In a subsequent paper, public policy mediator Susan Podziba has argued that negotiated rulemaking allows the benefits of face-to-face interaction and cooperation. She has also claimed that it allows all parties to share information and take advantage of the different skill sets of committee members. Research conducted by Dr. Laura Langbein of the School of Public Affairs at American University indicated that rules developed through neg reg were perceived by survey respondents to be of better quality, more accurate and timelier than rules created using the traditional process. Coglianese has outlined several limitations in the Langbein study

Another criticism of negotiated rulemaking is that it subverts the public interest because special interest groups have too much sway. Professor Jody Freeman of Harvard Law School argues against this idea and asserts that the phrase "public interest" is far too vague to act as a variable in the assessment of negotiated rulemaking.

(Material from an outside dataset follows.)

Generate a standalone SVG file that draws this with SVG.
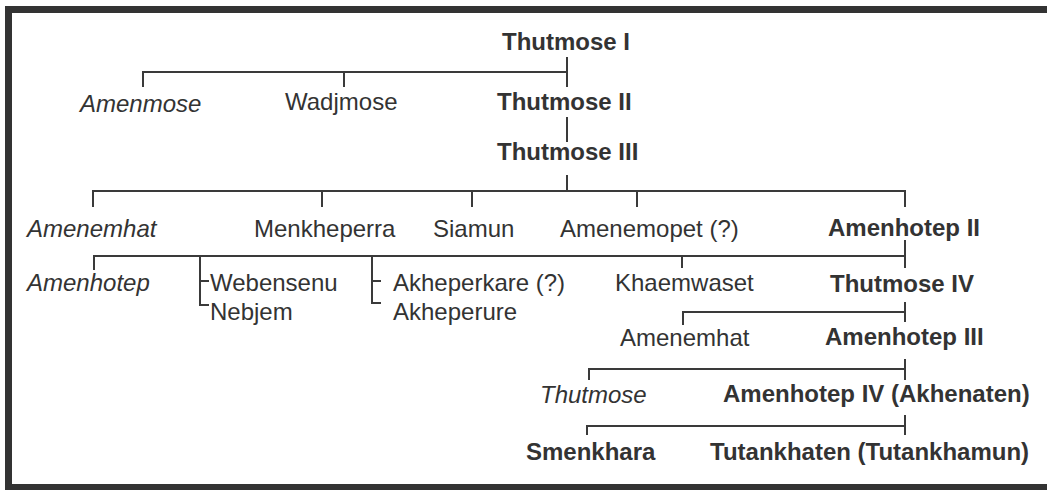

In 2006, the U.S. Department of the Interior and the U.S. Environmental Protection Agency Public co-sponsored a workshop to reflect on lessons learned during past negotiated rulemakings conducted throughout the federal government. According to background materials prepared for the workshop, more than 30 federal negotiated rulemakings occurred between 1996 and 2005, including the No Child Left Behind Act, Off-Road Vehicle Regulations at Cape Cod National Seashore, and Worker Safety Standards for the Use of Cranes and Derricks in Construction.